Arkansas River - Hydrography

Hydrography

The Arkansas has three distinct sections in its long path through central North America. At its headwaters, the Arkansas runs as a steep mountain river through the Rockies in its narrow valley, dropping 4,600 feet (1.4 km) in 120 miles (193 km). This section (including The Numbers near Granite, Colorado, Brown's Canyon, and the Royal Gorge) supports extensive whitewater rafting in the spring and summer.

At Cañon City, Colorado, the Arkansas River valley widens and flattens markedly. Just west of Pueblo, Colorado, the river enters the Great Plains. Through the rest of Colorado, Kansas, and most of Oklahoma, it is a typical Great Plains riverway, with wide, shallow banks subject to seasonal flooding. Tributaries include the Canadian River and the Cimarron River (both flowing from northeastern New Mexico) and the Salt Fork Arkansas River.

The river is navigable by barges and large river craft to Catoosa, Oklahoma because of a series of locks and dams that have been constructed since the early 20th century, the McClellan-Kerr Arkansas River Navigation System. Above Catoosa, the Arkansas River is navigable only by small craft such as rafts or canoes.

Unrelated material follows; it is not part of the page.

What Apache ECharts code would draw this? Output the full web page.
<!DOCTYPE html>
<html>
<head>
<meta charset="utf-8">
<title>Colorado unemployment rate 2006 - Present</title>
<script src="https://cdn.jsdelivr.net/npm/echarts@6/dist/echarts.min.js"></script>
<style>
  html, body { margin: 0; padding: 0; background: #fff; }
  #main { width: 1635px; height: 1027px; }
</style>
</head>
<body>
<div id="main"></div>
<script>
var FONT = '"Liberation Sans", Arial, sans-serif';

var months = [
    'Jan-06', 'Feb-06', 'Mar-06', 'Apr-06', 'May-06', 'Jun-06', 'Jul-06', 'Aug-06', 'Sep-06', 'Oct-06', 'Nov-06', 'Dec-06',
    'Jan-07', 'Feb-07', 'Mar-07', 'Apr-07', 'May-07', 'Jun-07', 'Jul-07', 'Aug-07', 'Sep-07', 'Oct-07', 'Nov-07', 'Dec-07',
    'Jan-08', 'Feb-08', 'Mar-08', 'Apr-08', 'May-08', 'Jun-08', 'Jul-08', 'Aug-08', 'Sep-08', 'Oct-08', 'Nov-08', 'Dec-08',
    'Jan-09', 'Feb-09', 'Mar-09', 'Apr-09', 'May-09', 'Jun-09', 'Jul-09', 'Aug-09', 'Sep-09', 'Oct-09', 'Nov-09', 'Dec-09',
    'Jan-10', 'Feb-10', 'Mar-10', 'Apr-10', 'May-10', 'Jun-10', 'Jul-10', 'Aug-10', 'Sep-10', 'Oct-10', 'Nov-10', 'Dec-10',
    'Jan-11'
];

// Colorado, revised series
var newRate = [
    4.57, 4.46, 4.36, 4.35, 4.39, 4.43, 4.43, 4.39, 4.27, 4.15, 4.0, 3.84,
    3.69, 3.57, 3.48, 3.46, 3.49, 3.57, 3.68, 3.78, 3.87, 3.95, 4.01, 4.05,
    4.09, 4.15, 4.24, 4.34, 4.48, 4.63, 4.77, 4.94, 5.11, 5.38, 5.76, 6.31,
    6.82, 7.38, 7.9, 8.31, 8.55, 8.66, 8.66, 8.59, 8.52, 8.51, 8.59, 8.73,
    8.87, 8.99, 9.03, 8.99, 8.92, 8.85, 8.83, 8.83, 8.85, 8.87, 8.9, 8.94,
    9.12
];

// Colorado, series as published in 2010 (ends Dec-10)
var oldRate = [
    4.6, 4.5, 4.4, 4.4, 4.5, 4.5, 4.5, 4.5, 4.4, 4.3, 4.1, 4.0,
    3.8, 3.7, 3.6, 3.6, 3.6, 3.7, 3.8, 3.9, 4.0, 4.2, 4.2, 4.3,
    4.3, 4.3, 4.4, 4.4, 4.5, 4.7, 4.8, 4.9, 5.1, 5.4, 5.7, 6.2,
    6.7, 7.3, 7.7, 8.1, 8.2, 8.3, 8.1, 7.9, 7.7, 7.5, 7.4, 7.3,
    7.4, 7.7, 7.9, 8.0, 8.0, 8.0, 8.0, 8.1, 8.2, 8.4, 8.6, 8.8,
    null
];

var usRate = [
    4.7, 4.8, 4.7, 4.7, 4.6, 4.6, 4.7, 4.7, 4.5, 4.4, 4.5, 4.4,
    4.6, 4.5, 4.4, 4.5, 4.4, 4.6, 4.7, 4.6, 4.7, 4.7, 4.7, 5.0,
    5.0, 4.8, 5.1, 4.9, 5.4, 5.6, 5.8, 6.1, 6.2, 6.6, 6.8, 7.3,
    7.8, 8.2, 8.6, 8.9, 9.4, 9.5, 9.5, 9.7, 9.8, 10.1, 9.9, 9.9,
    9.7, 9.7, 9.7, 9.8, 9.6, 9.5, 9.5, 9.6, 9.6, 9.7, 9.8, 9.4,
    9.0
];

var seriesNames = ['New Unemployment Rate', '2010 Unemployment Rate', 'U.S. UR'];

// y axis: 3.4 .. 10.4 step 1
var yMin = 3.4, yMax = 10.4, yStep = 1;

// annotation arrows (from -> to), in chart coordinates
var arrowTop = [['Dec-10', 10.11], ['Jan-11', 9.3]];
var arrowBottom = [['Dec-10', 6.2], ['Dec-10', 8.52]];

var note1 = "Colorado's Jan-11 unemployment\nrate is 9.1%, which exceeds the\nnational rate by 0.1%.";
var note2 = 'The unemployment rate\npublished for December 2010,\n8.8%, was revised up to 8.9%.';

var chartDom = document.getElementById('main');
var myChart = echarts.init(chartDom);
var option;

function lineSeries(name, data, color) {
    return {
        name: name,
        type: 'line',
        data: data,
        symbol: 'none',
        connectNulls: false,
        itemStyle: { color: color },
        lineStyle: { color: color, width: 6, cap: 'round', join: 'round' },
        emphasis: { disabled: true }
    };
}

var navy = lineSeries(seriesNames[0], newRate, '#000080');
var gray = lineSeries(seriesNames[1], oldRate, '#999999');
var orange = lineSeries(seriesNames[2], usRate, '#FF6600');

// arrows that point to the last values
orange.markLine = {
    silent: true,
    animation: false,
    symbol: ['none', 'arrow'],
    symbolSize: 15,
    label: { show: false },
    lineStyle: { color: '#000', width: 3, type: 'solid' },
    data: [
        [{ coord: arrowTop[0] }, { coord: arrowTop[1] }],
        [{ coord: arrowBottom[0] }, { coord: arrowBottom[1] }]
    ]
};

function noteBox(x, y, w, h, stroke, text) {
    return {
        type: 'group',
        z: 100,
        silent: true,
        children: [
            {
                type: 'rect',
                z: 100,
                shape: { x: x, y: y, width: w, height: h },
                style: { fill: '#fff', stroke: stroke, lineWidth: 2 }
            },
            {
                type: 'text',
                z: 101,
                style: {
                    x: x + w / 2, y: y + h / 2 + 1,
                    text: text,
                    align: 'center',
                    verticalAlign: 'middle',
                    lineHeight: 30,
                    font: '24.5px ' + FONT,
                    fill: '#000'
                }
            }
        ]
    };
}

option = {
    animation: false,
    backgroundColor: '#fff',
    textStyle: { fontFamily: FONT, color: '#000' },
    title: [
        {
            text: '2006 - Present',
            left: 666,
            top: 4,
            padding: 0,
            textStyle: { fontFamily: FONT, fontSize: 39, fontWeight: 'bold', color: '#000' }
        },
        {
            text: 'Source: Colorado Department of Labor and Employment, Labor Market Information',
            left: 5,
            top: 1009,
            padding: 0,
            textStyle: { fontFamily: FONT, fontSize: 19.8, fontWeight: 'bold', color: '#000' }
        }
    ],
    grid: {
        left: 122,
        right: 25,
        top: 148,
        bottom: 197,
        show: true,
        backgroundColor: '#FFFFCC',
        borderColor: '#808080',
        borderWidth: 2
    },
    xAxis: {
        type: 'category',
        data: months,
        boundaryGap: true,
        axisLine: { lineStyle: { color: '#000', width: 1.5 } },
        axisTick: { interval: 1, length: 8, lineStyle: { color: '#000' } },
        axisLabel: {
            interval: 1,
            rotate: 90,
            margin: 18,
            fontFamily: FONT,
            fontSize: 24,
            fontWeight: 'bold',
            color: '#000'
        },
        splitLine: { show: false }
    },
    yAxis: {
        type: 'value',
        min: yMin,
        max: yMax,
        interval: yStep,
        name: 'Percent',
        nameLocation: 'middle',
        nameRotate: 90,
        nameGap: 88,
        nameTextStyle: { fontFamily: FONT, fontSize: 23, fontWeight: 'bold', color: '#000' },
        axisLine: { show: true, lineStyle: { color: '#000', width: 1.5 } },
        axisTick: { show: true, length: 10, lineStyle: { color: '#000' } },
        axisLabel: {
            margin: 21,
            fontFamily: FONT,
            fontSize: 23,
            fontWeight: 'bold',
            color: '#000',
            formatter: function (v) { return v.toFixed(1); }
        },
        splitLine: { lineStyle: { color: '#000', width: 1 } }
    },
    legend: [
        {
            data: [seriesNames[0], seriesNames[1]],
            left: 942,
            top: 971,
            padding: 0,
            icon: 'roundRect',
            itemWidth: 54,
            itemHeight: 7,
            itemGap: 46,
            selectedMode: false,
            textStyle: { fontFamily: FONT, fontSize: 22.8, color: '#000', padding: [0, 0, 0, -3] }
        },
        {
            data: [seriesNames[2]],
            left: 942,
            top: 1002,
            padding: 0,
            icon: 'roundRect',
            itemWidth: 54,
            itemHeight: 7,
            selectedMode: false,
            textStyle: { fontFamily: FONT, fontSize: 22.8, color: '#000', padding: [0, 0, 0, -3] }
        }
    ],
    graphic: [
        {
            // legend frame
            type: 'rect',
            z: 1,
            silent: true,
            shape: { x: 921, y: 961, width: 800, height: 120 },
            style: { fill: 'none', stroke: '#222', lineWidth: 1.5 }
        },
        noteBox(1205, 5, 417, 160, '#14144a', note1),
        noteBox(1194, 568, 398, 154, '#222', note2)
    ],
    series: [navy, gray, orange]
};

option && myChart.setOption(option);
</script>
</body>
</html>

Through western Arkansas, the river valley passes through high, isolated, flat-topped mesas, buttes, or monadnocks, such as Mount Nebo and Petit Jean Mountain, and Mount Magazine, the highest point in the state. The river valley widens and becomes more shallow just west of Little Rock, Arkansas. It continues eastward across the plains and forests of eastern Arkansas until it flows into the Mississippi River.

Water flow in the Arkansas River (as measured in central Kansas) has dropped from approximately 248 cubic feet per second (7 m³/s) average from 1944-1963 to 53 cubic feet per second (1.5 m³/s) average from 1984–2003, largely because of the pumping of groundwater for irrigation in eastern Colorado and western Kansas.

Important cities along the Arkansas River include Pueblo, Colorado, Wichita, Kansas, Tulsa, Oklahoma, and Fort Smith and Little Rock, Arkansas.

The I-40 Bridge Disaster of May 2002 took place on I-40's crossing of Kerr Reservoir on the Arkansas River near Webbers Falls, Oklahoma.